=== Collected material ===

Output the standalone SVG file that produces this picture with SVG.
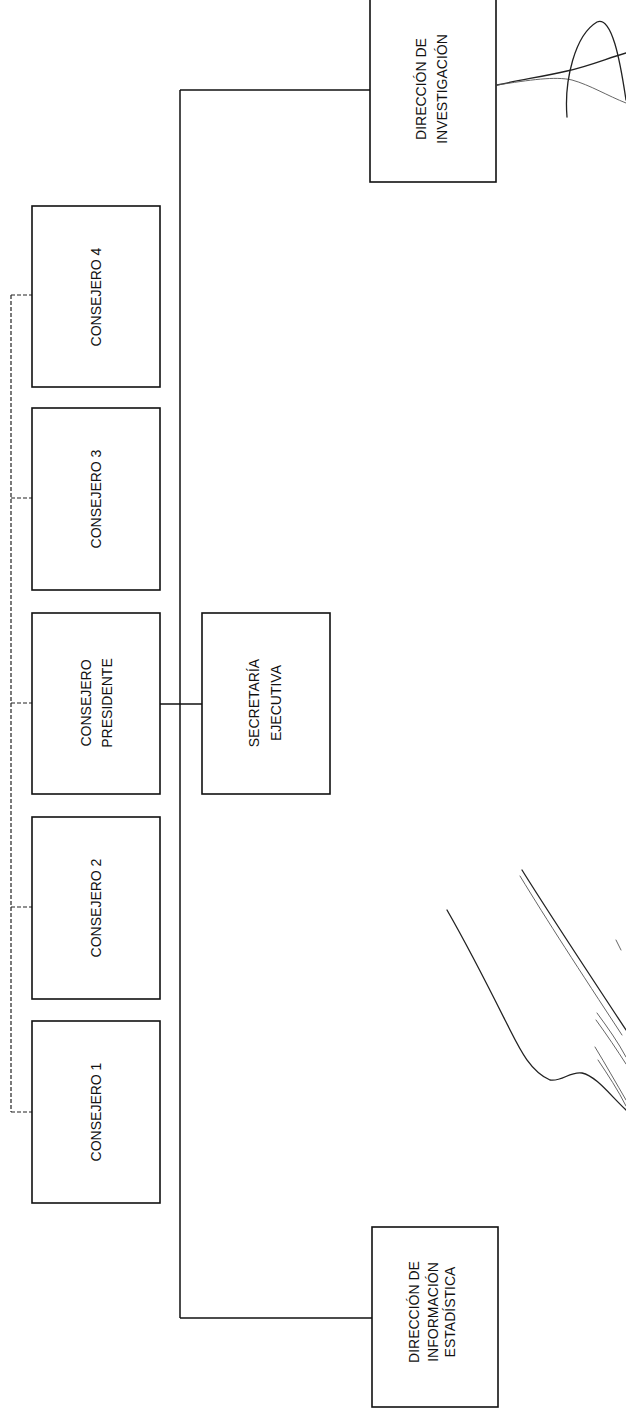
<svg xmlns="http://www.w3.org/2000/svg" width="626" height="1416" viewBox="0 0 626 1416">
<style>
.box{fill:#fff;stroke:#111;stroke-width:1.6}
.t{font-family:"Liberation Sans",Arial,sans-serif;font-size:14px;fill:#111;text-anchor:middle}
.ln{fill:none;stroke:#111;stroke-width:1.5}
.dash{fill:none;stroke:#222;stroke-width:1.2;stroke-dasharray:4 2}
.sig{fill:none;stroke:#222;stroke-width:1.3;stroke-linecap:round}
.sigf{fill:none;stroke:#555;stroke-width:0.9;stroke-linecap:round}
</style>
<rect width="626" height="1416" fill="#fff"/>
<g id="connectors">
<path class="dash" d="M11 295 V1112"/>
<path class="dash" d="M11 295 H32 M11 498 H32 M11 703 H32 M11 907 H32 M11 1112 H32"/>
<path class="ln" d="M180 90 V1318"/>
<path class="ln" d="M180 90 H370"/>
<path class="ln" d="M180 1318 H372"/>
<path class="ln" d="M160 704 H202"/>
</g>
<g id="consejero4">
<rect class="box" x="32" y="206" width="128" height="181"/>
<text class="t" transform="translate(101,297) rotate(-90)">CONSEJERO 4</text>
</g>
<g id="consejero3">
<rect class="box" x="32" y="408" width="128" height="182"/>
<text class="t" transform="translate(101,499) rotate(-90)">CONSEJERO 3</text>
</g>
<g id="consejero-presidente">
<rect class="box" x="32" y="613" width="128" height="181"/>
<text class="t" transform="translate(90.5,703) rotate(-90)">CONSEJERO</text>
<text class="t" transform="translate(111.5,703) rotate(-90)">PRESIDENTE</text>
</g>
<g id="consejero2">
<rect class="box" x="32" y="817" width="128" height="182"/>
<text class="t" transform="translate(101,908) rotate(-90)">CONSEJERO 2</text>
</g>
<g id="consejero1">
<rect class="box" x="32" y="1021" width="128" height="182"/>
<text class="t" transform="translate(101,1112) rotate(-90)">CONSEJERO 1</text>
</g>
<g id="secretaria-ejecutiva">
<rect class="box" x="202" y="613" width="128" height="181"/>
<text class="t" transform="translate(259,703) rotate(-90)">SECRETARÍA</text>
<text class="t" transform="translate(281,703) rotate(-90)">EJECUTIVA</text>
</g>
<g id="direccion-investigacion">
<rect class="box" x="370" y="-2" width="126" height="184"/>
<text class="t" transform="translate(426,89) rotate(-90)">DIRECCIÓN DE</text>
<text class="t" transform="translate(447,89) rotate(-90)">INVESTIGACIÓN</text>
</g>
<g id="direccion-informacion-estadistica">
<rect class="box" x="372" y="1227" width="126" height="180"/>
<text class="t" transform="translate(419,1312) rotate(-90)">DIRECCIÓN DE</text>
<text class="t" transform="translate(437.5,1312) rotate(-90)">INFORMACIÓN</text>
<text class="t" transform="translate(454.5,1312) rotate(-90)">ESTADÍSTICA</text>
</g>
<g id="signature-top">
<path class="sig" d="M497 85 C520 80 545 76 567 71 C590 66 608 58 626 53"/>
<path class="sigf" d="M497 85 C530 80 555 76 572 80 C590 85 608 96 626 103"/>
<path class="sig" d="M567 117 C564 80 575 35 597 22 C612 16 620 60 626 100"/>
</g>
<g id="signature-bottom">
<path class="sig" d="M447 910 C470 950 490 990 505 1020 C518 1045 528 1070 550 1080 C562 1082 570 1071 582 1073 C596 1076 610 1095 626 1110"/>
<path class="sig" d="M522 870 C550 915 580 960 626 1030"/>
<path class="sigf" d="M520 876 C548 922 578 968 622 1035"/>
<path class="sigf" d="M597 1013 C608 1028 618 1042 626 1057"/>
<path class="sigf" d="M596 1020 C607 1035 617 1050 626 1064"/>
<path class="sigf" d="M595 1047 C606 1065 616 1083 626 1100"/>
<path class="sigf" d="M598 1060 C608 1075 618 1090 626 1106"/>
<path class="sigf" d="M616 940 L621 950"/>
</g>
</svg>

=== Short exercise ===
Without the pictures, output the full listing exactly as it stands.

=== Task result ===
Output the standalone SVG file that produces this picture with SVG.
<svg xmlns="http://www.w3.org/2000/svg" width="626" height="1416" viewBox="0 0 626 1416">
<style>
.box{fill:#fff;stroke:#111;stroke-width:1.6}
.t{font-family:"Liberation Sans",Arial,sans-serif;font-size:14px;fill:#111;text-anchor:middle}
.ln{fill:none;stroke:#111;stroke-width:1.5}
.dash{fill:none;stroke:#222;stroke-width:1.2;stroke-dasharray:4 2}
.sig{fill:none;stroke:#222;stroke-width:1.3;stroke-linecap:round}
.sigf{fill:none;stroke:#555;stroke-width:0.9;stroke-linecap:round}
</style>
<rect width="626" height="1416" fill="#fff"/>
<g id="connectors">
<path class="dash" d="M11 295 V1112"/>
<path class="dash" d="M11 295 H32 M11 498 H32 M11 703 H32 M11 907 H32 M11 1112 H32"/>
<path class="ln" d="M180 90 V1318"/>
<path class="ln" d="M180 90 H370"/>
<path class="ln" d="M180 1318 H372"/>
<path class="ln" d="M160 704 H202"/>
</g>
<g id="consejero4">
<rect class="box" x="32" y="206" width="128" height="181"/>
<text class="t" transform="translate(101,297) rotate(-90)">CONSEJERO 4</text>
</g>
<g id="consejero3">
<rect class="box" x="32" y="408" width="128" height="182"/>
<text class="t" transform="translate(101,499) rotate(-90)">CONSEJERO 3</text>
</g>
<g id="consejero-presidente">
<rect class="box" x="32" y="613" width="128" height="181"/>
<text class="t" transform="translate(90.5,703) rotate(-90)">CONSEJERO</text>
<text class="t" transform="translate(111.5,703) rotate(-90)">PRESIDENTE</text>
</g>
<g id="consejero2">
<rect class="box" x="32" y="817" width="128" height="182"/>
<text class="t" transform="translate(101,908) rotate(-90)">CONSEJERO 2</text>
</g>
<g id="consejero1">
<rect class="box" x="32" y="1021" width="128" height="182"/>
<text class="t" transform="translate(101,1112) rotate(-90)">CONSEJERO 1</text>
</g>
<g id="secretaria-ejecutiva">
<rect class="box" x="202" y="613" width="128" height="181"/>
<text class="t" transform="translate(259,703) rotate(-90)">SECRETARÍA</text>
<text class="t" transform="translate(281,703) rotate(-90)">EJECUTIVA</text>
</g>
<g id="direccion-investigacion">
<rect class="box" x="370" y="-2" width="126" height="184"/>
<text class="t" transform="translate(426,89) rotate(-90)">DIRECCIÓN DE</text>
<text class="t" transform="translate(447,89) rotate(-90)">INVESTIGACIÓN</text>
</g>
<g id="direccion-informacion-estadistica">
<rect class="box" x="372" y="1227" width="126" height="180"/>
<text class="t" transform="translate(419,1312) rotate(-90)">DIRECCIÓN DE</text>
<text class="t" transform="translate(437.5,1312) rotate(-90)">INFORMACIÓN</text>
<text class="t" transform="translate(454.5,1312) rotate(-90)">ESTADÍSTICA</text>
</g>
<g id="signature-top">
<path class="sig" d="M497 85 C520 80 545 76 567 71 C590 66 608 58 626 53"/>
<path class="sigf" d="M497 85 C530 80 555 76 572 80 C590 85 608 96 626 103"/>
<path class="sig" d="M567 117 C564 80 575 35 597 22 C612 16 620 60 626 100"/>
</g>
<g id="signature-bottom">
<path class="sig" d="M447 910 C470 950 490 990 505 1020 C518 1045 528 1070 550 1080 C562 1082 570 1071 582 1073 C596 1076 610 1095 626 1110"/>
<path class="sig" d="M522 870 C550 915 580 960 626 1030"/>
<path class="sigf" d="M520 876 C548 922 578 968 622 1035"/>
<path class="sigf" d="M597 1013 C608 1028 618 1042 626 1057"/>
<path class="sigf" d="M596 1020 C607 1035 617 1050 626 1064"/>
<path class="sigf" d="M595 1047 C606 1065 616 1083 626 1100"/>
<path class="sigf" d="M598 1060 C608 1075 618 1090 626 1106"/>
<path class="sigf" d="M616 940 L621 950"/>
</g>
</svg>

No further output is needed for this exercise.